Es bliebe aber das Problem der Spezifika der Sportler nach den aktuellen Auflagen: Ein Rollstuhlsportler kann ohne Hilfe nicht vom Alltags- in den Sportrolli wechseln, einige Sportler benötigen "offizielle Begleitungen" oder "Familienunterstützende Dienste", gelegentlich muss ein Katheder gewechselt werden, ein Assistenzhund folgt oder die Menschen dürfen erst gar nicht das Wohnheim verlassen. Somit bleibt der Blick auf die Lockerungen ein kritischer.
"Die Gesundheit der Sportler steht über allem"
Ähnlich sieht dies bei den "Special Olympics" als Verband der Sportler mit geistiger und mehrfacher Beeinträchtigung aus. "Wir haben versucht, möglichst viele Infos in Leichter Sprache weiterzuleiten und haben oftmals die Rückmeldungen bekommen, dass vor allem die sozialen Kontakte fehlen und man sich isoliert fühle", erklärt Marc Becker, Special Olympics. Insgesamt 40 Veranstaltungen musste der Verband absagen und hat versucht mit Onlineangeboten, wie Fitnesskursen oder Yoga, den Kontakt zu den Sportlern zu halten.

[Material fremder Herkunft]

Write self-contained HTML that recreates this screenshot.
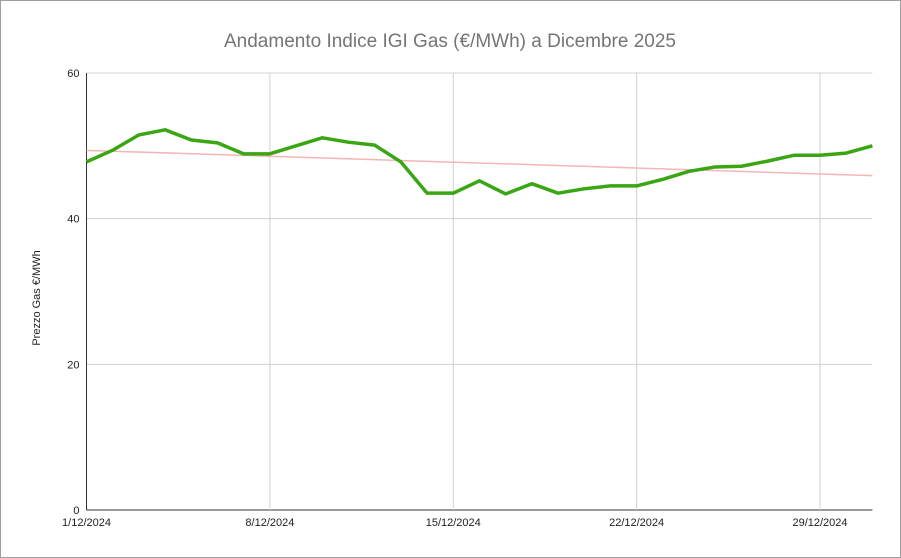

Ein Bild aus Vor-Corona-Zeiten: Tennis-Athletentraining mit dem French-Open Gewinner im Doppel, Andreas Mies, und Sophie Rensmann. © SPINDELNDREIER
Nun man plane neben einem erstmaligen Sommerferienprogramm bereits für den Herbst ein Radsport- und ein Tennisevent in Dortmund. Gerade Tennis stellt hier eine positive Ausnahme dar. Denn mittlerweile findet bei der TSC Eintracht wieder Training statt. "Meine Freunde in der Mannschaft fehlen mir sehr! Ich hoffe, dass es bald wieder normal weitergeht", so Sophie Rensmann von der TSC und 2019 bei den Special Olympics Weltspielen Bronzemedaillengewinnerin im Tennis.
Sie hat sich mit Workouts und Radtouren sowie Onlinetraining fit gehalten und arbeitet nun seit Mitte Mai auf die Wettbewerbe im Herbst hin. Es bleibt aber abzuwarten, ob die Lockerungen und die entsprechenden Spezifika im Behindertensport Bestand haben. "Die Gesundheit der Sportler steht über allem", so Becker.